The Revolution May Fail, but That Doesn't Mean It's Over
However, the game also offers a counterpoint by revealing the mythic creature Insulindian Phasmid, which had been the goal in a side quest at the end of the game. The side quest of going after the mystical, gigantic cryptid that nobody is even sure of its existence may at first seem to be an impossible task, like chasing a rainbow. However, the reveal and message of the Insulindian Phasmid at the very end of the game is a critical culmination of the theme of revolution and disco. Can you really call the efforts of the revolutionists who even sacrificed their own lives to change their lives and the world, which we've so far been calling the failed revolution, nothing more than a failure? The moment when the hero gets to see the fabled Insulindian Phasmid with his own eyes at the very end of the game poses this question: Are the idea humanity calls revolution and has been endlessly chasing even though we know we'll never reach it and the failed steps we've taken over the course really pointless?
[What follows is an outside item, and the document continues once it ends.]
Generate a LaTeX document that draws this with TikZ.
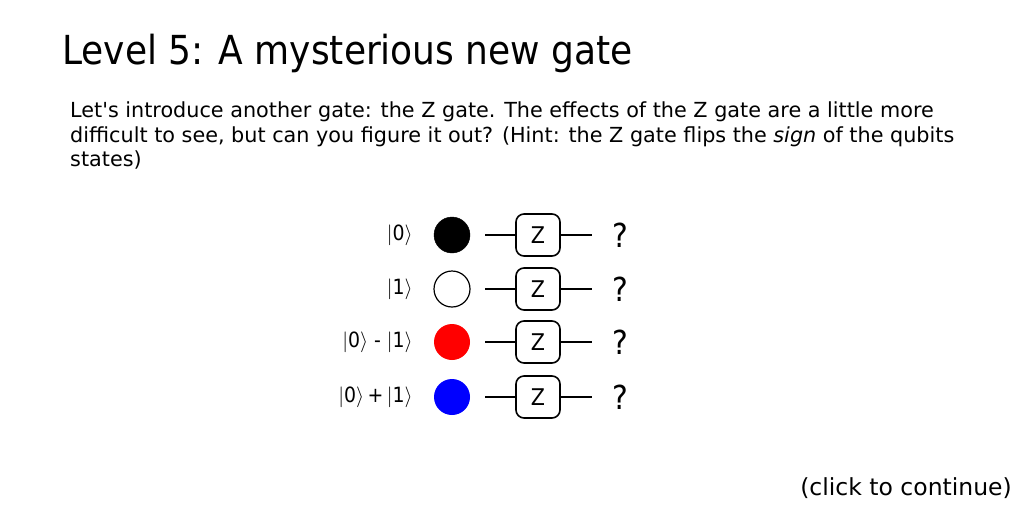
\documentclass[tikz,border=0pt]{standalone}
\usepackage{fontspec}
\setmainfont{DejaVu Sans}
\newfontfamily\condfont{DejaVu Sans Condensed}
\begin{document}
\begin{tikzpicture}[x=1pt,y=-1pt,
  gate/.style={draw,line width=1.6pt,rounded corners=8pt,minimum width=44pt,minimum height=42pt,inner sep=0pt,font=\condfont\fontsize{23}{26}\selectfont},
  qubit/.style={circle,minimum size=36pt,inner sep=0pt},
  qs1/.style={fill=black,draw=black},
  qs2/.style={fill=white,draw=black,line width=1.2pt},
  qs3/.style={fill=red},
  qs4/.style={fill=blue},
  ket/.style={anchor=east,inner sep=0pt,font=\condfont\fontsize{21}{24}\selectfont},
  qmark/.style={anchor=center,inner sep=0pt,font=\condfont\fontsize{33}{36}\selectfont},
  wire/.style={line width=1.6pt}]
\useasboundingbox (0,0) rectangle (1024,512);
\fill[white] (0,0) rectangle (1024,512);
\node[anchor=base west,inner sep=0pt,font=\condfont\fontsize{40}{44}\selectfont] (title) at (62,64) {Level 5: A mysterious new gate};
\node[anchor=north west,inner sep=0pt,align=left,font=\fontsize{20.75}{24.7}\selectfont] (body) at (70,101.5) {Let\textquotesingle s introduce another gate: the Z gate. The effects of the Z gate are a little more\\difficult to see, but can you figure it out? (Hint: the Z gate flips the \textit{sign} of the qubits\\states)};
\node[anchor=base east,inner sep=0pt,font=\fontsize{23.5}{26}\selectfont] (cont) at (1012,495) {(click to continue)};
\foreach \i/\y/\lab in {1/235/{$|$0$\rangle$},2/289/{$|$1$\rangle$},3/342/{$|$0$\rangle$ - $|$1$\rangle$},4/397/{$|$0$\rangle$\,+\,$|$1$\rangle$}}{
  \node[ket] (k\i) at (413,\y) {\lab};
  \node[qubit,qs\i] (q\i) at (452,\y) {};
  \node[gate] (g\i) at (538,\y) {Z};
  \coordinate (a\i) at (485,\y);
  \coordinate (b\i) at (592,\y);
  \draw[wire] (a\i) -- (g\i.west);
  \draw[wire] (g\i.east) -- (b\i);
  \node[qmark] (m\i) at (620,\y) {?};
}
\end{tikzpicture}
\end{document}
To those of us living in the 21st century, the word revolution seems to be associated with suffering and failure. Numerous revolutions, including the Paris Commune reflected in the game and the Russian Revolution after it, and the more recent revolts in the Arab world and the Umbrella Revolution in Hong Kong, have failed in our history, where the people had to go back to their previous afflictions. However, we are also survivors who stand on the remains of all those failed revolutions over the course of human history. Also, disco may be a vestige of the dismay and frustration born out of the failures in the 1960s. Thus, Disco Elysium is set against a city of a failed revolution and deliberately includes this outdated genre of music called disco in its title to indicate that the central theme of this game is not the murder case but a history of a failed revolution. The inclusion of an old couple who devote their lives to a seemingly impossible task of discovering a mythical creature and the existence of that illusive cryptid at the end of the story asks us how we shall address the history of failure and frustration called revolution, which could also be considered an unattainable holy grail. Thus, Disco Elysium becomes a poignant question about our own era as the remnants of failed revolutions.
Thus, Disco Elysium becomes a poignant self-examination of our own era as the remnants of failed revolutions.